The concept of a Palestine defined more by the bond between its people than by its physical borders is more somberly emphasized in “Imprisoning a Generation” (2018), a documentary featuring four Palestinian children who have been imprisoned or detained by Israeli forces. As director Zelda Edmunds detailed, Palestinians living near Israeli settlements in the West Bank face heightened risks of harassment and violence.
“In places like Hebron … there’s a deep connection between settlers and soldiers,” she explained. “In the story of Marwan, for example, his bike was stolen, and when he went to a soldier to report it, a settler overheard him and claimed he was throwing stones, so they detained him until hours later, they saw the video showing he didn’t.”
Edmunds emphasized that the four children featured in “Imprisoning a Generation” represent a minuscule fraction of a nationwide pattern of soldiers targeting children for arbitrary detainment or arrest, during which they often endure physical violence and emotional abuse.
“Five hundred to 700 children are imprisoned under the military court system in Israel every year, but there are many more who are arbitrarily detained and then released,” Edmunds said. “It’s often very scary; many times they don’t know why or what’s going on, and parents might not know where their kids are.”
From Edmunds’ perspective, the widespread detention of children represents one prong of a long-term Israeli strategy to quell Palestinian resistance at an early age.
“I think that children and young people are targeted because they’re the future, and destroying the innocence … and the belief in a future that holds freedoms for everyone is a way to destroy a generation of young people,” Edmunds explained. “There’s an ongoing attempt to disrupt any semblance of peace or safety for these kids and their families.”
The oftentimes harrowing footage of “Imprisoning a Generation” depicts children as young as nine being beaten, kicked or held at gunpoint. Edmunds, who shot much of the footage herself, drew attention to her own privilege in the ability to document this violence, as well as the Israeli government’s attempt to quash its subversive power.
“As a white American, I’m able to document and get away with a lot more,” she noted. “It’s always been dangerous for Palestinians to document things, but people still do it.”
The ability to film Israeli forces has been subject to attempted crackdowns by the government. In 2018, a bill proposing a ban on photographing or filming Israeli soldiers was approved for parliamentary debate by the Israeli Ministerial Committee on Legislation. The proposal’s restrictions were ultimately relaxed amidst a firestorm of controversy in Israel and abroad.
In the face of this mobilization, Edmunds expressed her faith in Palestinian resistance efforts, additionally mentioning a U.S. congressional resolution introduced in April that would prohibit the use of American military aid in the detention of children.
“There are amazing initiatives to get cameras in the hands of Palestinians, young Palestinians in particular,” Edmunds explained. “The people who are going to be the best at documenting what’s going on are the people living it.”

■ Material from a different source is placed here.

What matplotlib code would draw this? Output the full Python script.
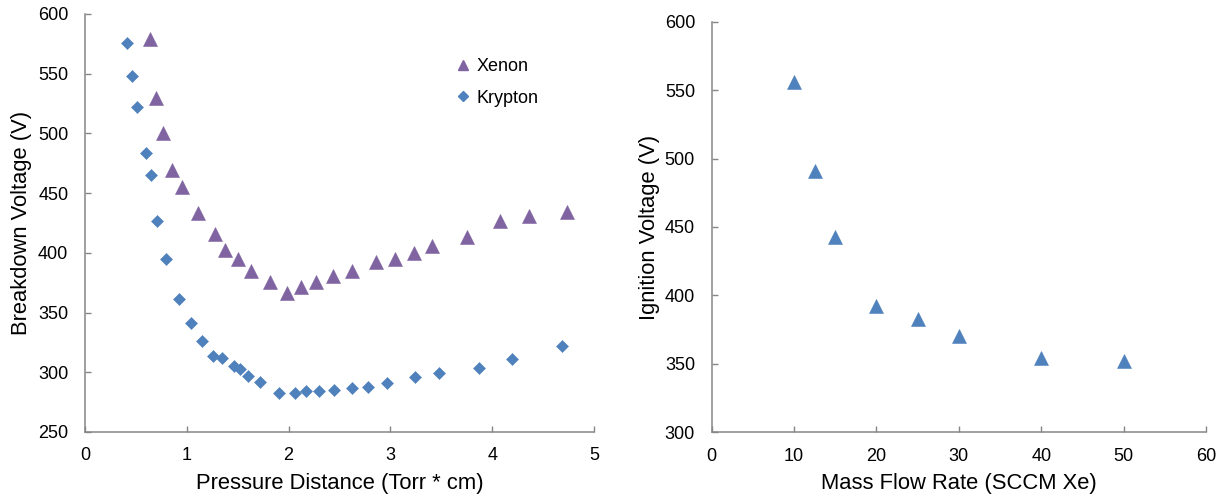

Edmunds’ sentiment — that amplifying Palestinian voices is critical to cultural liberation — was echoed by Maria. Accordingly, he stressed that the festival’s work does not go dormant with its final screening on Oct. 27.
“We‘ve ventured with our partners into organizing live Palestinian storytelling events, musical performances, our Arab Film Series featuring films from throughout the Arab world, and Palestinian-related programming throughout the year,” he said.
This consciousness-raising has been central to the festival’s mission since its founding. Maria defines it more aptly: “showcasing the extraordinary narrative and culture of Palestinians through cinema and art.”